#### [WHAT THE TASK ASKS]
Write out each line that follows exactly as it stands, without the pictures.

#### [PROVIDED MATERIAL]
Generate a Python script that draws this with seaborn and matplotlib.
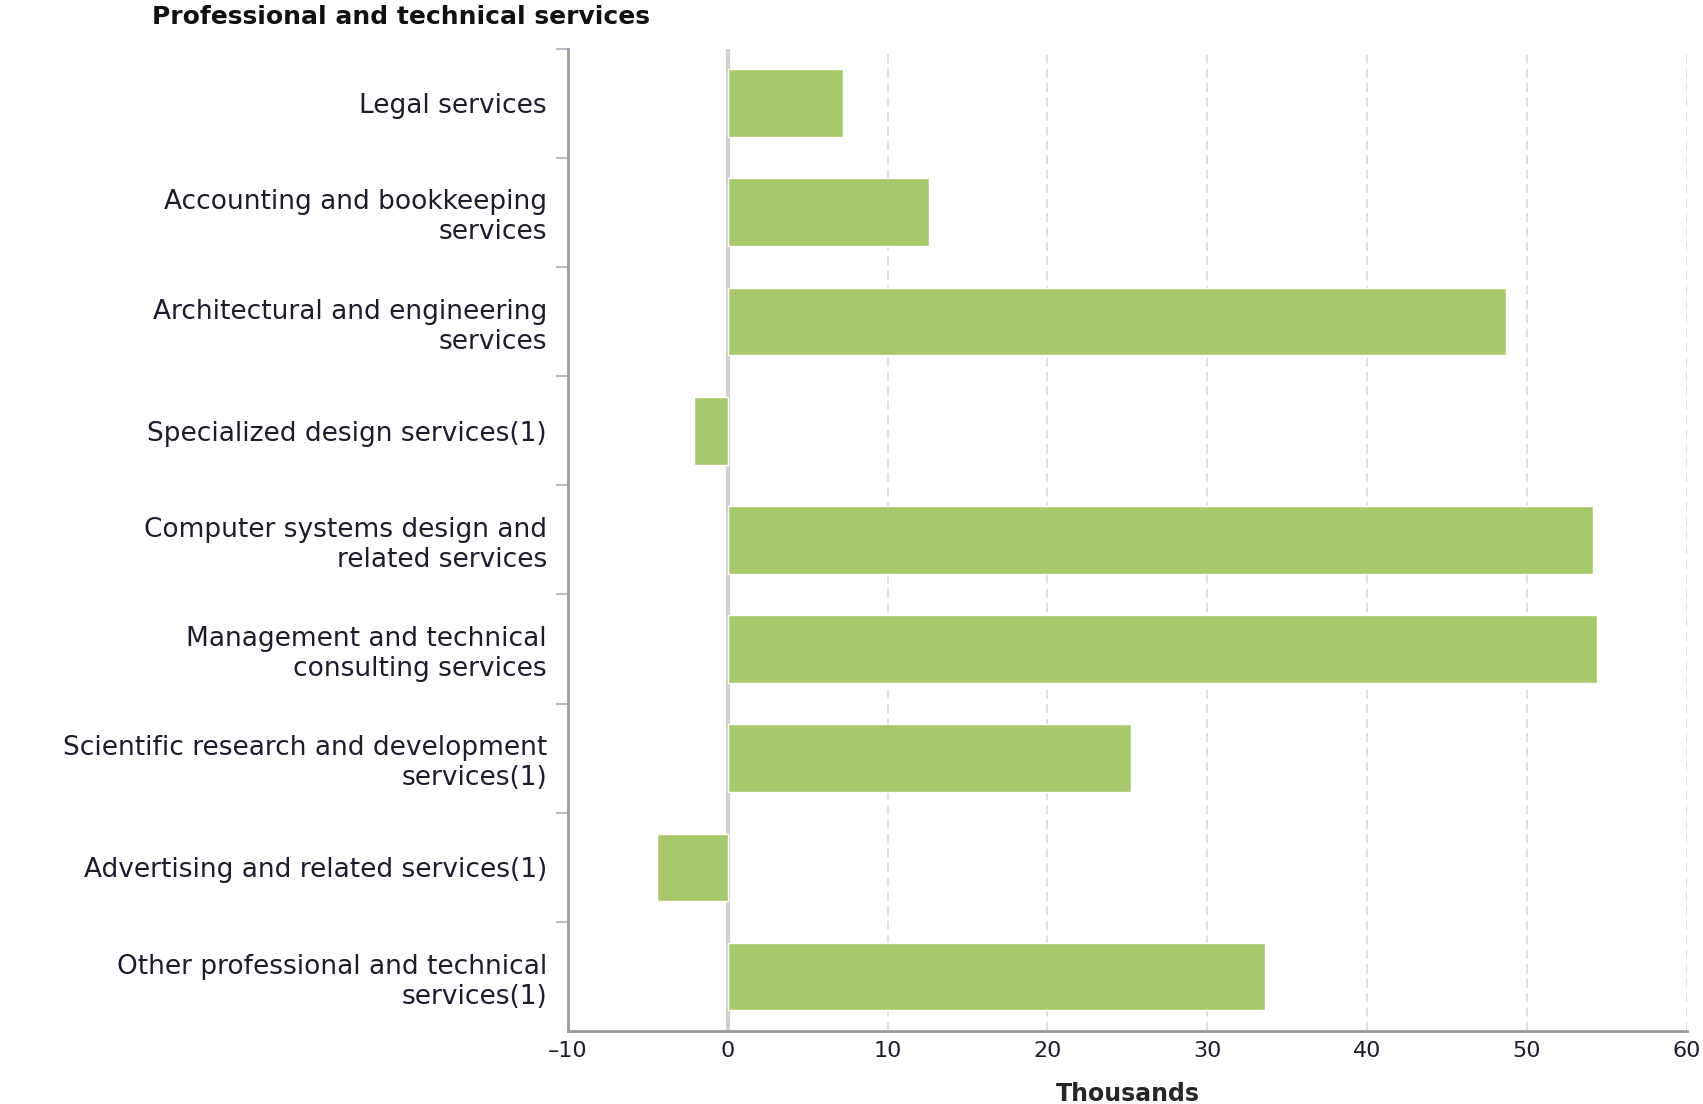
import numpy as np
import pandas as pd
import matplotlib
matplotlib.use("Agg")
import matplotlib.pyplot as plt
import seaborn as sns
from matplotlib.ticker import FixedLocator

# Data (thousands)
categories = [
    "Legal services",
    "Accounting and bookkeeping\nservices",
    "Architectural and engineering\nservices",
    "Specialized design services(1)",
    "Computer systems design and\nrelated services",
    "Management and technical\nconsulting services",
    "Scientific research and development\nservices(1)",
    "Advertising and related services(1)",
    "Other professional and technical\nservices(1)",
]
values = [7.2, 12.6, 48.7, -2.1, 54.1, 54.4, 25.2, -4.4, 33.6]
x_ticks = [-10, 0, 10, 20, 30, 40, 50, 60]

df = pd.DataFrame({"category": categories, "value": values})

sns.set_style("white")
plt.rcParams["font.family"] = ["DejaVu Sans"]

fig = plt.figure(figsize=(17.03, 11.04), dpi=100)
ax = fig.add_axes([0.3335, 0.066, 0.657, 0.89])

# grid and zero line behind the bars
for t in x_ticks[2:]:
    ax.axvline(t, color="#dcdcdc", linestyle=(0, (5, 3)), linewidth=1.3, zorder=0)
ax.axvline(0, color="#d0d0d0", linewidth=3, zorder=0)

sns.barplot(data=df, x="value", y="category", color="#a7c96b", saturation=1,
            width=0.62, orient="h", ax=ax, zorder=2)

ax.set_xlim(-10, 60)
ax.set_ylim(len(categories) - 0.5, -0.5)
ax.set_xticks(x_ticks)
ax.set_xticklabels(["\u201310" if t == -10 else str(t) for t in x_ticks])
ax.tick_params(axis="x", length=0, pad=7, labelsize=16, labelcolor="#1c1c2c")
ax.tick_params(axis="y", which="major", length=0, pad=15, labelsize=19,
               labelcolor="#1c1c2c")
ax.yaxis.set_minor_locator(FixedLocator(np.arange(-0.5, len(categories) - 0.5, 1.0)))
ax.tick_params(axis="y", which="minor", length=9, width=1.3, color="#a9b6c8", left=True)

ax.set_ylabel("")
ax.set_xlabel("Thousands", fontsize=17, fontweight="bold", labelpad=15)

for side in ["top", "right"]:
    ax.spines[side].set_visible(False)
for side in ["left", "bottom"]:
    ax.spines[side].set_color("#9a9a9a")
    ax.spines[side].set_linewidth(2)

fig.text(0.089, 0.985, "Professional and technical services", fontsize=18,
         fontweight="bold", ha="left", va="center", color="#111111")

fig.savefig("out.png", dpi=100)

#### [OUTPUT]
Generate a Python script that draws this with seaborn and matplotlib.
import numpy as np
import pandas as pd
import matplotlib
matplotlib.use("Agg")
import matplotlib.pyplot as plt
import seaborn as sns
from matplotlib.ticker import FixedLocator

# Data (thousands)
categories = [
    "Legal services",
    "Accounting and bookkeeping\nservices",
    "Architectural and engineering\nservices",
    "Specialized design services(1)",
    "Computer systems design and\nrelated services",
    "Management and technical\nconsulting services",
    "Scientific research and development\nservices(1)",
    "Advertising and related services(1)",
    "Other professional and technical\nservices(1)",
]
values = [7.2, 12.6, 48.7, -2.1, 54.1, 54.4, 25.2, -4.4, 33.6]
x_ticks = [-10, 0, 10, 20, 30, 40, 50, 60]

df = pd.DataFrame({"category": categories, "value": values})

sns.set_style("white")
plt.rcParams["font.family"] = ["DejaVu Sans"]

fig = plt.figure(figsize=(17.03, 11.04), dpi=100)
ax = fig.add_axes([0.3335, 0.066, 0.657, 0.89])

# grid and zero line behind the bars
for t in x_ticks[2:]:
    ax.axvline(t, color="#dcdcdc", linestyle=(0, (5, 3)), linewidth=1.3, zorder=0)
ax.axvline(0, color="#d0d0d0", linewidth=3, zorder=0)

sns.barplot(data=df, x="value", y="category", color="#a7c96b", saturation=1,
            width=0.62, orient="h", ax=ax, zorder=2)

ax.set_xlim(-10, 60)
ax.set_ylim(len(categories) - 0.5, -0.5)
ax.set_xticks(x_ticks)
ax.set_xticklabels(["\u201310" if t == -10 else str(t) for t in x_ticks])
ax.tick_params(axis="x", length=0, pad=7, labelsize=16, labelcolor="#1c1c2c")
ax.tick_params(axis="y", which="major", length=0, pad=15, labelsize=19,
               labelcolor="#1c1c2c")
ax.yaxis.set_minor_locator(FixedLocator(np.arange(-0.5, len(categories) - 0.5, 1.0)))
ax.tick_params(axis="y", which="minor", length=9, width=1.3, color="#a9b6c8", left=True)

ax.set_ylabel("")
ax.set_xlabel("Thousands", fontsize=17, fontweight="bold", labelpad=15)

for side in ["top", "right"]:
    ax.spines[side].set_visible(False)
for side in ["left", "bottom"]:
    ax.spines[side].set_color("#9a9a9a")
    ax.spines[side].set_linewidth(2)

fig.text(0.089, 0.985, "Professional and technical services", fontsize=18,
         fontweight="bold", ha="left", va="center", color="#111111")

fig.savefig("out.png", dpi=100)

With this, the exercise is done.